Shifting popular opinion, grassroots resistance
The BJP actively promotes the belief that India is essentially a Hindu Rashtra, a Hindu nation, and mocks the secular nature of the Indian constitution, leaving religious minorities incredibly vulnerable.
Amidst the intolerance and violence of the Modi government, however, Zaheer expressed a hopeful attitude for the future of Indian politics, as she has observed a decline in support for Modi. Zaheer recounted that even devout Hindus have expressed a desire to practice their religion freely. She recounts the popular sentiment: “I am a good Hindu, I love my religion, but I do not want anyone to tell me how to practice it”.
Resistance to the intolerance of the Modi government has not only come in the form of a shift in popular opinion, but also in the form of protests. Zaheer expressed her support for the student hunger strike at Jawaharlal Nehru University (JNU).
According to Zaheer, the student hunger strike has been more than just a student movement. The JNU students have been supported by their educators, and this support has expanded beyond the university gates.

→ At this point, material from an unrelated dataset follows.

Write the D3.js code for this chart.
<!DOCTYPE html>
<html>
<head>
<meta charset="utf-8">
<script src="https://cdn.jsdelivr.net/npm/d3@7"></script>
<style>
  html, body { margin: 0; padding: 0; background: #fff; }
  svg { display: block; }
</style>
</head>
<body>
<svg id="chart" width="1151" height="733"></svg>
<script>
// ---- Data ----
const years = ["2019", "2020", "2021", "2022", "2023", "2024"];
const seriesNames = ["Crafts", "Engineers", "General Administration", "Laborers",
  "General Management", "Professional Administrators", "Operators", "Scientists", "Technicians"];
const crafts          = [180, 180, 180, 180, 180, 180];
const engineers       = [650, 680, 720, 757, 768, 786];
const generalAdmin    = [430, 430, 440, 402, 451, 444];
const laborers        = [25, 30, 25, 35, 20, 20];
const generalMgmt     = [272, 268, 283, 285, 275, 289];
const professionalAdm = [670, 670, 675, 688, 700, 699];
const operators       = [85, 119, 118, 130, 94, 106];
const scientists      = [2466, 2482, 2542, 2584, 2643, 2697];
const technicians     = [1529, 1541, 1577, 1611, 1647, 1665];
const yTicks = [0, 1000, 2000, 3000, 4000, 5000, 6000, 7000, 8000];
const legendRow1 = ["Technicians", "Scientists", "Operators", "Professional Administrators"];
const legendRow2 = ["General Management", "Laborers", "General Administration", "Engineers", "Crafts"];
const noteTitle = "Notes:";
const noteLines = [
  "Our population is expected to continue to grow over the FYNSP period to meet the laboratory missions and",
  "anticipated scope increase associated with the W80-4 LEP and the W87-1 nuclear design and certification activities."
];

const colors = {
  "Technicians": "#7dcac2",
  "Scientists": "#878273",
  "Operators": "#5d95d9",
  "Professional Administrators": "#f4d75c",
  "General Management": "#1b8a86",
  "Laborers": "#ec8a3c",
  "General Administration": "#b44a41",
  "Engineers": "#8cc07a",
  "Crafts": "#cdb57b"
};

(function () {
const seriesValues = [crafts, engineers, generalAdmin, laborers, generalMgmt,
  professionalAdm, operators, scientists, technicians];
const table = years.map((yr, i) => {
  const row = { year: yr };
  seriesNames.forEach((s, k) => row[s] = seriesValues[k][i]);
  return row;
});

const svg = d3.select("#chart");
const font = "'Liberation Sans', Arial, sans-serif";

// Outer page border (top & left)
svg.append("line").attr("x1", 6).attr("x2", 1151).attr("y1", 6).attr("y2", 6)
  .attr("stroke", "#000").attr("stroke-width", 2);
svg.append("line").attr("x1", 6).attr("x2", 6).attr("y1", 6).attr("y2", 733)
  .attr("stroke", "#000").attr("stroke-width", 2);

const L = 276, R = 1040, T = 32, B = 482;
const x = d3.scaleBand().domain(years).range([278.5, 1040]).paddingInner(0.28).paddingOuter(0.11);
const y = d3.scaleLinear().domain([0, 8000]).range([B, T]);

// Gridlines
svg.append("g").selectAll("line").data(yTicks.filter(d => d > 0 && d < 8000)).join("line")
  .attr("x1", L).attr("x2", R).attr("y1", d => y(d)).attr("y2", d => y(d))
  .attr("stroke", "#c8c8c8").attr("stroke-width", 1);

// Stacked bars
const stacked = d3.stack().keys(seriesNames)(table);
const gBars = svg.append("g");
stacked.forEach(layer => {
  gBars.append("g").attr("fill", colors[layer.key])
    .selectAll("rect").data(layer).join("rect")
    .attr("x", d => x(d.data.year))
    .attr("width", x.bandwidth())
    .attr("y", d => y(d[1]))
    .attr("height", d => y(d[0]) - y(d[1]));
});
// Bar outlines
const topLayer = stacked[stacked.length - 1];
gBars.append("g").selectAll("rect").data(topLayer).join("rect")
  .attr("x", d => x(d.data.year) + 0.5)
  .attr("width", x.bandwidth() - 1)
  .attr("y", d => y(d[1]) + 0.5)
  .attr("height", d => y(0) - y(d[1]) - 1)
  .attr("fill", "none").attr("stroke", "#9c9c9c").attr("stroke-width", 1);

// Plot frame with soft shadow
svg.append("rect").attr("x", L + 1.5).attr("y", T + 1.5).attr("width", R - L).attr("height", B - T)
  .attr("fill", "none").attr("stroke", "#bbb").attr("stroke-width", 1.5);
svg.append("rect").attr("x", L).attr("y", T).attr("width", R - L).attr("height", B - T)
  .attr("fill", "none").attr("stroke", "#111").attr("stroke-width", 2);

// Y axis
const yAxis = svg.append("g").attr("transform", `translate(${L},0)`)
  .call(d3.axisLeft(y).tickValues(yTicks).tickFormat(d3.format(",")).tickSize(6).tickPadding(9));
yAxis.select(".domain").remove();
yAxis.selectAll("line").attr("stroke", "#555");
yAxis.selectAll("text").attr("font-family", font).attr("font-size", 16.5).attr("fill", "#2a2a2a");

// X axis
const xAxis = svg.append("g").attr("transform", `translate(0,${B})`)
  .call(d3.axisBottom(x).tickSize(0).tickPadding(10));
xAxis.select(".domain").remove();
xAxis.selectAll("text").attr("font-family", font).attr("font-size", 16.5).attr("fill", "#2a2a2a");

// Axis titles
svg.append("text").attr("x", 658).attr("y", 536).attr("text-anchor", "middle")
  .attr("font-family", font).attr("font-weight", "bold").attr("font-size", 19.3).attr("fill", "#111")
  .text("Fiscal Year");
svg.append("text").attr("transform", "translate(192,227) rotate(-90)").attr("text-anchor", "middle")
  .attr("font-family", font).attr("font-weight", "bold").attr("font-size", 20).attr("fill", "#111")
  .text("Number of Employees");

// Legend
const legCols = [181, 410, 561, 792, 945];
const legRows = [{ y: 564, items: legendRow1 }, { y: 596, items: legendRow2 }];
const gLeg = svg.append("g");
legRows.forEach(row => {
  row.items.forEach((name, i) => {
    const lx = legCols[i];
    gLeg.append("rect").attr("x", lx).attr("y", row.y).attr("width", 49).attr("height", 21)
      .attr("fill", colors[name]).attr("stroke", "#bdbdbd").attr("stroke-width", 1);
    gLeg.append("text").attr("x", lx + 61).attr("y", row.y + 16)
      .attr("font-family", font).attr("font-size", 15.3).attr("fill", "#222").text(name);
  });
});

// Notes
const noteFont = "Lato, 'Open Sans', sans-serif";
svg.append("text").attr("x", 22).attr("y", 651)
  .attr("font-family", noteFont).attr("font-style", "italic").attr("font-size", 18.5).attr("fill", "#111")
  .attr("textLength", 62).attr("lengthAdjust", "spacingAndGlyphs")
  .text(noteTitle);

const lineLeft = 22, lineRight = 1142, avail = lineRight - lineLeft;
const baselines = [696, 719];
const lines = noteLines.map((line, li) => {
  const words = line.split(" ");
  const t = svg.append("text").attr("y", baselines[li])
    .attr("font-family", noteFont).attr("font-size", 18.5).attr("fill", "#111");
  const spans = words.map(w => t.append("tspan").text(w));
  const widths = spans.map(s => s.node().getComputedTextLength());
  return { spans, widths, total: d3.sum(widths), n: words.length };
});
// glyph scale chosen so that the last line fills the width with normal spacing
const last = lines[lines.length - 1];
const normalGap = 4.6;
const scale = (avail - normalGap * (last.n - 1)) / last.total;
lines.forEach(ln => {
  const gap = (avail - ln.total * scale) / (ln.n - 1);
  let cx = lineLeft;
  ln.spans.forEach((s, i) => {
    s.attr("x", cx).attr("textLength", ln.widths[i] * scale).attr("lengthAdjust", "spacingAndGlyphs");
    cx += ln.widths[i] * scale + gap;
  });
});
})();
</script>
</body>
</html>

On May Day, Zaheer witnessed how the contract workers of JNU—involved in their own struggle—ended their demonstration by joining in solidarity with the students on hunger strike at Freedom Square. Zaheer recounted that the workers stated, “the students have always stood by us, it is time now that we stand by them”.
In Kerala, Hindu, Muslim, and Christian women also united together in order to gain political representation, after both their trade union and their company failed to address grievances of sexual harassment in the workplace and poor working conditions. Employees of Kaylan Silks in Kerala banded together in order to gain the right to sit and to be given toilet breaks during their 10-12 hour long shifts.
In another powerful movement in Kerala, 6, 000 women from lower-caste backgrounds united under the name “Pempilai Orumai” or “Women’s Unity” and took to the streets to protest the poor working conditions they experience. After a nine-day protest, the women won their rights to bring their 20% bonus back.
These movements demonstrate the capacity for women to mobilize without the support of trade unions and how religious difference cannot stop people from unifying behind a common cause.
Towards the 2019 elections
This resistance and unity demonstrated by these movements have occurred despite the repression of the Modi government and its attempts to divide Indian society along religious lines. For the upcoming elections, it is important to question the BJP’s 31% majority and struggle to challenge it.
So far, the elections in Assam, Kerala, Tamil Nadu, and West Bengal have revealed staggering support for the BJP, except in Assam where the BJP won a total of 86 seats. Despite boasting a majority, the stronghold of the BJP seems to be in the midst of losing its grip.
However, Zaheer expressed her simultaneous hope and concern if the BJP continues to lose seats. She noted that in the wake of loses in Bihar and Delhi, there have been surges of violence. Will there be more organized violence to attack minorities in the aftermath of the BJP’s probable losses in the upcoming elections? As Zaheer stated, “This is not a government that when it loses an election will go away quietly”.
According to Zaheer, the response must be a united challenge to fascism. Little unions must be formed wherever there is support, in order to work towards defeat the Modi in the 2019 general elections. There must be more grassroots movements like those of the students, workers, and women, in order to lead organized parties on the Left into a position that not only represents the people without repression, but defeats the fascist nationalism of the Sangh Parivar. The battle that India faces is not between temples and mosques, but it is the fight between democracy and fascism.